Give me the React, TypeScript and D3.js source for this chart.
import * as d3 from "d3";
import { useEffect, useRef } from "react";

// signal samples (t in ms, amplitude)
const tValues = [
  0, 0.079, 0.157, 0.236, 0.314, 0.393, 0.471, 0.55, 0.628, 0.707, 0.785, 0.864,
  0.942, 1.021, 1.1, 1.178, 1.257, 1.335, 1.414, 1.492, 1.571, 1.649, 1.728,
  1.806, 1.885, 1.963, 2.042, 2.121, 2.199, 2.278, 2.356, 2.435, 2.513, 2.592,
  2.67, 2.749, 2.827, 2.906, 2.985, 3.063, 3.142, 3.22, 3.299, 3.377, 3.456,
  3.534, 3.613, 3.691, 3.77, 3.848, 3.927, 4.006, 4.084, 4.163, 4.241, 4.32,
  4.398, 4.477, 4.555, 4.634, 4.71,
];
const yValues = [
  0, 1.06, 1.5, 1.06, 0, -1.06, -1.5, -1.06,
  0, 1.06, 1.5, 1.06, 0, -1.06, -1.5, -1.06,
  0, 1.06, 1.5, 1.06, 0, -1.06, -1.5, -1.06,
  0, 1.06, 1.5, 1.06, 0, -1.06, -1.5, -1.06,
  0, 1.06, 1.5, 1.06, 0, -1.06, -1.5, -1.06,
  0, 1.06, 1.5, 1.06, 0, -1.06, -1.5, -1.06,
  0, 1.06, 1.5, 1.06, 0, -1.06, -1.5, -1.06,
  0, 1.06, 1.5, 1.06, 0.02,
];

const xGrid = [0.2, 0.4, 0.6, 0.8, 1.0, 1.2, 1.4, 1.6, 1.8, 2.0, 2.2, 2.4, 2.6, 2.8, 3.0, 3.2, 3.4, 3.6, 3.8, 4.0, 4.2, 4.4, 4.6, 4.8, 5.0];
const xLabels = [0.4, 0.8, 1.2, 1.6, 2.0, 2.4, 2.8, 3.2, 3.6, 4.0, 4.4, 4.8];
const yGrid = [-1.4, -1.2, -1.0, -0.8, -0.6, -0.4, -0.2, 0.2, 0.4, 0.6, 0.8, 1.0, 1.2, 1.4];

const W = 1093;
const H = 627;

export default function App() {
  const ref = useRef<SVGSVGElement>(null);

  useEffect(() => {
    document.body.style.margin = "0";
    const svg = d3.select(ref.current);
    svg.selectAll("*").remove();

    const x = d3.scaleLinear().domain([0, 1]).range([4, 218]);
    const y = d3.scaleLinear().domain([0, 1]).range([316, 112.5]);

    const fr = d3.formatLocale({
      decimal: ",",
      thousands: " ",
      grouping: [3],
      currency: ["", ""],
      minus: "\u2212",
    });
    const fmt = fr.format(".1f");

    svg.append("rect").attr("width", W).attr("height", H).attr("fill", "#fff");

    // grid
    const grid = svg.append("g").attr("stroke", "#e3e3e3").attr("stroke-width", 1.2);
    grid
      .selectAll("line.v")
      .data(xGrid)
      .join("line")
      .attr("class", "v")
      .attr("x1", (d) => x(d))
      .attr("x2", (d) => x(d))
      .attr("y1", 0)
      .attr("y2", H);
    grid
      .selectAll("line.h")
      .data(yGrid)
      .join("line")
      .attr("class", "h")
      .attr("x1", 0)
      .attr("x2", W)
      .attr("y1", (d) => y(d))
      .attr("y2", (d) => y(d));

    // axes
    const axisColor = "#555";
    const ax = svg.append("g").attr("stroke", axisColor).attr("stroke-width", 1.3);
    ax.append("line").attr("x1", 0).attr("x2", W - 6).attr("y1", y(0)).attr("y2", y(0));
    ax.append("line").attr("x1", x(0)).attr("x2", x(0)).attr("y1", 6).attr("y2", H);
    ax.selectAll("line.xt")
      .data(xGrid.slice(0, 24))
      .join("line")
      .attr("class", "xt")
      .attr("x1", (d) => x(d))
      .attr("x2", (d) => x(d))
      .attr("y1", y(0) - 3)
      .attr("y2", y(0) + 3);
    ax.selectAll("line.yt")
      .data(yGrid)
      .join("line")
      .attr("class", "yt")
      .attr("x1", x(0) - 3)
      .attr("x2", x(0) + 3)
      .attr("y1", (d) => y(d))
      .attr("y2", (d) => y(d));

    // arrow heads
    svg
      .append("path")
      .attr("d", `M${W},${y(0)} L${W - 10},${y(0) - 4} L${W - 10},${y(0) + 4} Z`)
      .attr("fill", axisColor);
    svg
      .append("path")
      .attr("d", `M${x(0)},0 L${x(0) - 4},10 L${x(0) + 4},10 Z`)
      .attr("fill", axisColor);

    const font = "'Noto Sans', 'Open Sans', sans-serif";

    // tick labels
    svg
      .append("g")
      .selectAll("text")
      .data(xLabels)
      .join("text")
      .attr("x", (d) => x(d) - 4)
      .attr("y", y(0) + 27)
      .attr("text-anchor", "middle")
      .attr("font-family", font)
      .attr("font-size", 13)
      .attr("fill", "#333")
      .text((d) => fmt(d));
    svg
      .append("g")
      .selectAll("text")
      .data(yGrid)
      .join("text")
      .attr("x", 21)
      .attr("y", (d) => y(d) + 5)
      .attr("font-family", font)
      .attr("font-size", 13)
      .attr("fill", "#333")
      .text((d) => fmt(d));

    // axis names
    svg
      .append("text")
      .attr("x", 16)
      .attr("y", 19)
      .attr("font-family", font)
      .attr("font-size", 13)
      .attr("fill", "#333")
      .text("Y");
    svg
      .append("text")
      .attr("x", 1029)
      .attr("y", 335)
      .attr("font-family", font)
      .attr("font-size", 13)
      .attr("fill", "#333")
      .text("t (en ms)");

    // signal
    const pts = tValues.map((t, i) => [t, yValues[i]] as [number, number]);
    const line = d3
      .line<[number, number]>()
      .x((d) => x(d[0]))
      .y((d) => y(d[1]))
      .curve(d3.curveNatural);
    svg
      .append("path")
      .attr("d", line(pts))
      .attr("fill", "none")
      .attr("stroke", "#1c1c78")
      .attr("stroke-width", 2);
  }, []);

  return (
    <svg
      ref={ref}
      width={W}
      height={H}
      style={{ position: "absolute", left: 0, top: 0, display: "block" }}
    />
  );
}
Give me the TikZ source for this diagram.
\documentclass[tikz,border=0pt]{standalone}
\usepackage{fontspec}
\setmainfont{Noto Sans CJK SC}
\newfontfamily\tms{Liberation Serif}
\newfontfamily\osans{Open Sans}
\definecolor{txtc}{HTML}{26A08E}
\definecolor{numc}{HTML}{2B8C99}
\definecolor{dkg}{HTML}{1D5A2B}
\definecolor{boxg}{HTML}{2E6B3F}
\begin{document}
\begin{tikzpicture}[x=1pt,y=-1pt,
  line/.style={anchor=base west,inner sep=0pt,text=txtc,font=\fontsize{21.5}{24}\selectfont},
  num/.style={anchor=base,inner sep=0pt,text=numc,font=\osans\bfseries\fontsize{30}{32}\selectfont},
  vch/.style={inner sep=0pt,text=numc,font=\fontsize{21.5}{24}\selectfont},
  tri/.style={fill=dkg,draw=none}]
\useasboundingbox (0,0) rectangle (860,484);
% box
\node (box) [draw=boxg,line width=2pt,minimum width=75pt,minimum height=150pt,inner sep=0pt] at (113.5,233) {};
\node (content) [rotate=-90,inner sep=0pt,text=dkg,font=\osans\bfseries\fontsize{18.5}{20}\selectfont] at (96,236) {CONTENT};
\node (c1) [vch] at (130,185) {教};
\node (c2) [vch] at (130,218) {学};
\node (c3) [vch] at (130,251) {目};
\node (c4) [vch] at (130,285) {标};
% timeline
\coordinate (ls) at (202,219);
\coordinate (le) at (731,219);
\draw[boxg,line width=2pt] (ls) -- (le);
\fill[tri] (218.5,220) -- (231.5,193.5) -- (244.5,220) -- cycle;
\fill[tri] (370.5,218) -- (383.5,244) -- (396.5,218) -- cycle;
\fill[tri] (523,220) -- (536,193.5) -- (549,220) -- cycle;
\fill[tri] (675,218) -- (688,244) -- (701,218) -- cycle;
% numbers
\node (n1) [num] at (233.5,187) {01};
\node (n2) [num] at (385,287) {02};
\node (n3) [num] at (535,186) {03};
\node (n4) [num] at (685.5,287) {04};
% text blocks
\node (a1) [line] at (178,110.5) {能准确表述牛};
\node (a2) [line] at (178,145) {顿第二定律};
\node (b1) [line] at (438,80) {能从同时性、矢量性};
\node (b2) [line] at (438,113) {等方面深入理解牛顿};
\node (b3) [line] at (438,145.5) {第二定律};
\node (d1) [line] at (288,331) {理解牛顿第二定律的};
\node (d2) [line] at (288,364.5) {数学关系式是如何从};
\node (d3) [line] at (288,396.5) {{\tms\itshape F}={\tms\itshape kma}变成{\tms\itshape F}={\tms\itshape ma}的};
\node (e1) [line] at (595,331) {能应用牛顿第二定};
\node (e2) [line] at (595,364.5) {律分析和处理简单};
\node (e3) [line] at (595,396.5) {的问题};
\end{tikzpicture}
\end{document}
========================
- **GIVEN PROBLEM**
Copy each line of the records above that carries the word "this".

- **EXPECTED ANSWER**
Give me the React, TypeScript and D3.js source for this chart.
Give me the TikZ source for this diagram.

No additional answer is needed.